While J.R. Smith sat at the end of the bench as his Knick teammates were surprising the Miami Heat last night, a Yahoo! sports writer was putting his final touches on a scathing column about the embattled New York guard.
Smith was fined $50,000 by the NBA this week after the immature act of untying the sneakers of opponents during several NBA games. With that incident this week, Yahoo’s Adrian Wojnarowski decided to take a look at Smith’s entire career since entering the NBA out of high school. After Smith, then a member of the Denver Nuggets, was jailed four years ago for causing the death of a close friend due to reckless driving, Wojnarowski spoke to him:
“Smith sat inside a New Jersey country club, and told me how the death of his close friend, caused by Smith’s recklessness behind the wheel, had changed his life. From the guilt over the death, to a summer in a prison cell, to wanting his young daughter to never have to keep reading about his misdeeds, Smith vowed to be a changed man.
“I think I was a follower to an extent,” Smith told me. “If someone would ask me to do something that was on the borderline, more than likely I’d say, ‘OK, let’s go.’ Now, I think I see the bigger picture finally. …I think I need to mature and understand what I say before I say it, and what I do before I do it.”
And since then? He started the season under suspension for violating the league’s anti-drug policy. He was fined $25,000 two years ago for posting an ass-shot of a lady friend on twitter. He was fined $25,000 this season for a Twitter beef with Brandon Jennings. Smith has been involved in fights, including one that in 2006 that led to a 10-game suspension. And he was fined $1 million by his team in China, where Smith played during the lockout season. And, as Wojnarowski writes, here’s part of the reason why:
Perhaps his greatest excess of idiocy had been a weekend of running a room service bill into the proximity of $3,000, a source with direct knowledge told Yahoo Sports. He kept ordering food, stacking piles of trays upon trays – “just to see if they would keep bringing it to the room,” the source said.

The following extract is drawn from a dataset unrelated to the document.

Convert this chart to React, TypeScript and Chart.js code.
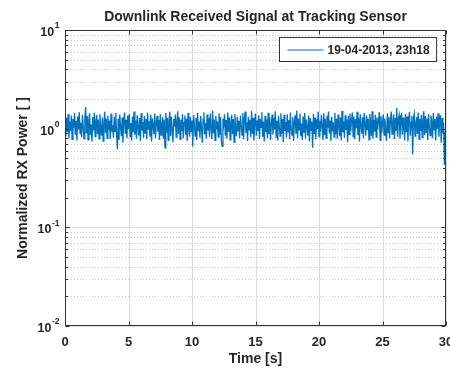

You would blindly think that all of Smith’s transgressions were the result of a young man growing up in difficult surroundings with little family guidance, right? Wojnarowski calls it all a con:
“J.R. Smith was raised in a suburban, middle-class home with two good parents and access to an excellent education. He had a tremendous high school coaching mentor – Dan Hurley at St. Benedict’s Prep in Newark, N.J. –and he has long been taught the difference of right and wrong. Smith’s always loved to play the part of a tough city kid, but truth be told, he’s a soft, spoiled suburban jump-shooter.”